Namun sebuah pertanyaan kunci kini menghantui: Apa yang menanti BNP di era pasca-Khaleda?

Di pusat segala jawaban atas pertanyaan itu adalah putra satu-satunya Khaleda yang masih hidup, Tarique Rahman.

“Seperti Awami League, BNP telah menjadi partai yang berpusat pada satu orang,” kata sejarawan politik Mohiuddin Ahmed. “Dengan kepemimpinan Tarique Rahman yang masih belum teruji, BNP kemungkinan akan menghadapi krisis kepemimpinan yang serius.”

Choudhury, ilmuwan politik yang mengenal Khaleda dengan baik, memberikan penilaian yang lebih tajam: “Para pemimpin di BNP pasca-Khaleda kemungkinan akan terpecah menjadi dua atau tiga faksi, karena ia selama ini berfungsi sebagai simbol pemersatu bagi anggota partai.” Fragmentasi tersebut, saya khawatir, akan menciptakan vakum politik yang serius di negeri ini.

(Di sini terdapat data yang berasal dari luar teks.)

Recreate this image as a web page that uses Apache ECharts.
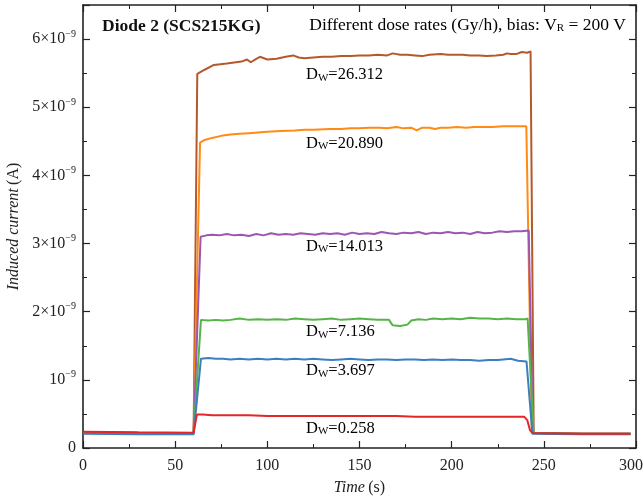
<!DOCTYPE html>
<html>
<head>
<meta charset="utf-8">
<script src="https://cdn.jsdelivr.net/npm/echarts@6/dist/echarts.min.js"></script>
<style>
  html, body { margin: 0; padding: 0; background: #fff; }
  #chart { width: 643px; height: 501px; }
</style>
</head>
<body>
<div id="chart"></div>
<script>
// Induced current (in units of 1e-9 A) versus time (s) for each dose rate D_W (Gy/h)
const doseRates = ['26.312', '20.890', '14.013', '7.136', '3.697', '0.258'];
const colors = ['#b3592b', '#ff8a14', '#9b55b2', '#55b447', '#3c7ec1', '#e4262b'];

const dw26312 = [[0,0.23],[30,0.22],[60,0.22],[62,5.49],[66,5.55],[71,5.62],[78,5.64],[86,5.67],[89,5.70],[91,5.66],[94,5.71],[96,5.74],[100,5.70],[105,5.71],[110,5.74],[114,5.76],[117,5.73],[120,5.72],[125,5.73],[130,5.74],[135,5.74],[140,5.75],[145,5.75],[150,5.76],[155,5.76],[160,5.77],[165,5.76],[168,5.79],[172,5.77],[176,5.77],[180,5.76],[184,5.75],[188,5.77],[194,5.78],[198,5.77],[202,5.77],[206,5.77],[210,5.76],[215,5.76],[219,5.75],[224,5.76],[228,5.77],[230,5.79],[232,5.78],[235,5.78],[238,5.81],[241,5.80],[242.8,5.82],[244.5,0.22],[270,0.21],[297,0.21]];
const dw20890 = [[0,0.23],[30,0.22],[60,0.22],[63.5,4.48],[66,4.52],[70,4.55],[75,4.58],[80,4.60],[85,4.61],[90,4.62],[95,4.63],[100,4.64],[107,4.65],[115,4.66],[120,4.67],[125,4.67],[134,4.68],[140,4.68],[145,4.69],[150,4.69],[155,4.70],[161,4.70],[165,4.69],[170,4.71],[174,4.69],[178,4.70],[181,4.66],[184,4.70],[188,4.70],[191,4.68],[194,4.70],[198,4.70],[203,4.71],[208,4.70],[212,4.71],[216,4.71],[222,4.71],[228,4.72],[234,4.72],[239,4.72],[240.5,4.72],[243.5,0.22],[270,0.21],[297,0.21]];
const dw14013 = [[0,0.23],[30,0.22],[60,0.22],[63.8,3.10],[67,3.12],[70,3.13],[74,3.12],[78,3.14],[82,3.12],[86,3.13],[90,3.11],[94,3.14],[98,3.12],[102,3.15],[106,3.13],[110,3.14],[114,3.13],[118,3.15],[122,3.14],[126,3.13],[130,3.15],[134,3.14],[138,3.15],[142,3.13],[146,3.16],[150,3.14],[154,3.15],[158,3.14],[162,3.17],[166,3.15],[170,3.14],[174,3.16],[178,3.15],[182,3.17],[186,3.14],[190,3.16],[194,3.15],[198,3.17],[202,3.15],[206,3.16],[210,3.14],[214,3.17],[218,3.15],[222,3.16],[226,3.18],[230,3.17],[234,3.18],[238,3.18],[241.8,3.19],[244,0.22],[270,0.21],[297,0.21]];
const dw7136 = [[0,0.22],[30,0.22],[60,0.22],[64,1.88],[68,1.87],[72,1.88],[76,1.87],[80,1.88],[85,1.90],[90,1.88],[95,1.89],[100,1.88],[105,1.89],[110,1.88],[115,1.90],[120,1.89],[125,1.88],[130,1.89],[135,1.90],[140,1.88],[145,1.89],[150,1.90],[155,1.89],[160,1.88],[166,1.88],[168,1.80],[172,1.79],[176,1.81],[178,1.87],[182,1.89],[186,1.88],[190,1.90],[195,1.89],[200,1.90],[205,1.89],[210,1.91],[215,1.90],[220,1.90],[225,1.89],[230,1.90],[235,1.89],[240,1.89],[241.2,1.90],[244.5,0.22],[270,0.21],[297,0.21]];
const dw3697 = [[0,0.21],[30,0.20],[60,0.20],[64,1.31],[68,1.32],[72,1.31],[76,1.31],[80,1.30],[85,1.31],[90,1.30],[95,1.31],[100,1.30],[105,1.31],[110,1.30],[115,1.31],[120,1.30],[125,1.31],[130,1.30],[135,1.29],[140,1.30],[145,1.31],[150,1.30],[155,1.29],[160,1.30],[165,1.30],[170,1.29],[175,1.30],[180,1.30],[185,1.29],[190,1.30],[195,1.29],[200,1.30],[205,1.29],[210,1.29],[215,1.28],[220,1.29],[225,1.29],[228,1.30],[232,1.31],[236,1.28],[240.6,1.27],[243.8,0.21],[270,0.20],[297,0.20]];
const dw0258 = [[0,0.24],[30,0.23],[60,0.225],[61.8,0.49],[65,0.49],[70,0.48],[80,0.48],[90,0.48],[100,0.47],[110,0.47],[120,0.47],[130,0.47],[140,0.47],[150,0.47],[160,0.47],[170,0.47],[180,0.46],[190,0.46],[200,0.46],[210,0.46],[220,0.46],[230,0.46],[237,0.46],[239.3,0.46],[241,0.41],[242.5,0.26],[244,0.22],[270,0.21],[297,0.21]];

const seriesData = [dw26312, dw20890, dw14013, dw7136, dw3697, dw0258];

// y tick labels: n×10^-9
const yTickMantissa = { 1: '', 2: '2×', 3: '3×', 4: '4×', 5: '5×', 6: '6×' };

const FONT = '"Liberation Serif", "DejaVu Serif", serif';

const chart = echarts.init(document.getElementById('chart'), null, { renderer: 'canvas' });

const axisCommon = {
  axisLine: { show: true, onZero: false, lineStyle: { color: '#222', width: 1.6 } },
  axisTick: { show: true, inside: true, length: 7, lineStyle: { color: '#222', width: 1.2 } },
  minorTick: { show: true, splitNumber: 2, length: 4, lineStyle: { color: '#222', width: 1 } },
  splitLine: { show: false }
};

const option = {
  animation: false,
  backgroundColor: '#fff',
  grid: { left: 83, right: 7, top: 5, bottom: 53, containLabel: false, outerBoundsMode: 'none' },
  xAxis: [
    Object.assign({
      type: 'value', min: 0, max: 300, interval: 50, position: 'bottom',
      axisLabel: {
        margin: 10,
        formatter: function (v) { return v === 300 ? '{m|' + v + '}' : '{b|' + v + '}'; },
        rich: {
          b: { fontFamily: FONT, fontSize: 16, color: '#222' },
          m: { fontFamily: FONT, fontSize: 16, color: '#222', padding: [0, 10, 0, 0] }
        }
      },
      name: '{i|Time} {n|(s)}', nameLocation: 'middle', nameGap: 32,
      nameTextStyle: { rich: {
        i: { fontFamily: FONT, fontSize: 16, fontStyle: 'italic', color: '#222' },
        n: { fontFamily: FONT, fontSize: 16, color: '#222' }
      } }
    }, axisCommon),
    Object.assign({
      type: 'value', min: 0, max: 300, interval: 50, position: 'top',
      axisLabel: { show: false }
    }, axisCommon)
  ],
  yAxis: [
    Object.assign({
      type: 'value', min: 0, max: 6.5, interval: 1, position: 'left',
      axisLabel: {
        margin: 7,
        showMaxLabel: false,
        formatter: function (v) {
          if (v === 0) return '{b|0}';
          if (!(v in yTickMantissa)) return '';
          return '{b|' + yTickMantissa[v] + '10}{s|−9}';
        },
        rich: {
          b: { fontFamily: FONT, fontSize: 16, color: '#222' },
          s: { fontFamily: FONT, fontSize: 10, color: '#222', padding: [0, 0, 10, 0] }
        }
      },
      name: '{i|Induced current} {n|(A)}', nameLocation: 'middle', nameGap: 54, nameRotate: 90,
      nameTextStyle: { rich: {
        i: { fontFamily: FONT, fontSize: 16, fontStyle: 'italic', color: '#222' },
        n: { fontFamily: FONT, fontSize: 16, color: '#222' }
      } }
    }, axisCommon),
    Object.assign({
      type: 'value', min: 0, max: 6.5, interval: 1, position: 'right',
      axisLabel: { show: false }
    }, axisCommon)
  ],
  series: seriesData.map(function (d, i) {
    return {
      type: 'line', name: doseRates[i], data: d, showSymbol: false, symbol: 'none',
      xAxisIndex: 0, yAxisIndex: 0, z: 2 + i,
      lineStyle: { color: colors[i], width: 2 }
    };
  }),
  graphic: [
    { type: 'text', left: 102, top: 17, style: { text: 'Diode 2 (SCS215KG)', font: 'bold 17.5px ' + FONT, fill: '#111' } },
    { type: 'text', right: 17, top: 16, style: {
      text: '{t|Different dose rates (Gy/h), bias: V}{r|R}{t| = 200 V}',
      rich: {
        t: { fontFamily: FONT, fontSize: 17.5, color: '#111' },
        r: { fontFamily: FONT, fontSize: 11, color: '#111', padding: [6, 0, 0, 0] }
      }
    } }
  ]
};

chart.setOption(option);

// Dose-rate labels beneath each plateau, anchored on the curve value near t = 121 s
const labelTime = 121;
const labelDrop = [8, 5, 4, 4, 3, 4];
const labelGraphics = seriesData.map(function (d, i) {
  let best = d[0];
  d.forEach(function (p) { if (Math.abs(p[0] - labelTime) < Math.abs(best[0] - labelTime)) best = p; });
  const px = chart.convertToPixel({ xAxisIndex: 0, yAxisIndex: 0 }, [labelTime, best[1]]);
  return {
    type: 'text', x: px[0], y: px[1] + labelDrop[i], z: 100,
    style: {
      text: '{d|D}{w|W}{d|=' + doseRates[i] + '}',
      verticalAlign: 'top',
      rich: {
        d: { fontFamily: FONT, fontSize: 16.5, color: '#111' },
        w: { fontFamily: FONT, fontSize: 11, color: '#111', padding: [6, 0, 0, 0] }
      }
    }
  };
});
chart.setOption({ graphic: option.graphic.concat(labelGraphics) });
</script>
</body>
</html>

Namun, tak semua sependapat.

Amir Khasru Mahmud Chowdhury, mantan menteri di era Khaleda, menyatakan bahwa ia percaya Tarique—yang telah memimpin partai sebagai ketua sementara sejak 2018 dari pengasingannya di Britania Raya—telah “mengambil alih obor yang dibawa ibunya dari ayahnya, Ziaur Rahman”.

Kedatangan Tarique disambut gelora dukungan besar dari kader partai saat ia kembali ke Dhaka dari pengasingan pada Hari Natal, beberapa pekan sebelum pemilu nasional, di mana BNP terlibat persaingan ketat untuk posisi teratas dengan mantan sekutunya, Jamaat-e-Islami.

Dalam pernyataan pertamanya sejak kepulangan, Tarique menyatakan keinginannya membangun Bangladesh yang inklusif. Sejumlah pakar meyakini pria 60 tahun itu juga mungkin mampu memulihkan hubungan dengan India, yang memburuk pasca penyingkiran Hasina dan keputusannya mengungsi ke New Delhi. Meski India dan BNP secara tradisional tidak memiliki hubungan hangat—dengan New Delhi lebih memilih Liga Awami pimpinan Hasina sebagai mitra di Dhaka—kedua belah pihak telah saling mengirimkan sinyal pendekatan dalam beberapa hari terakhir.

Kini ujian besar bagi BNP dan Tarique menanti: Pemilu Februari nanti tidak hanya akan menentukan siapa yang memimpin Bangladesh, tetapi juga dapat mengungkap apakah negara ini mempercayai penerus Khaleda untuk melanjutkan warisannya.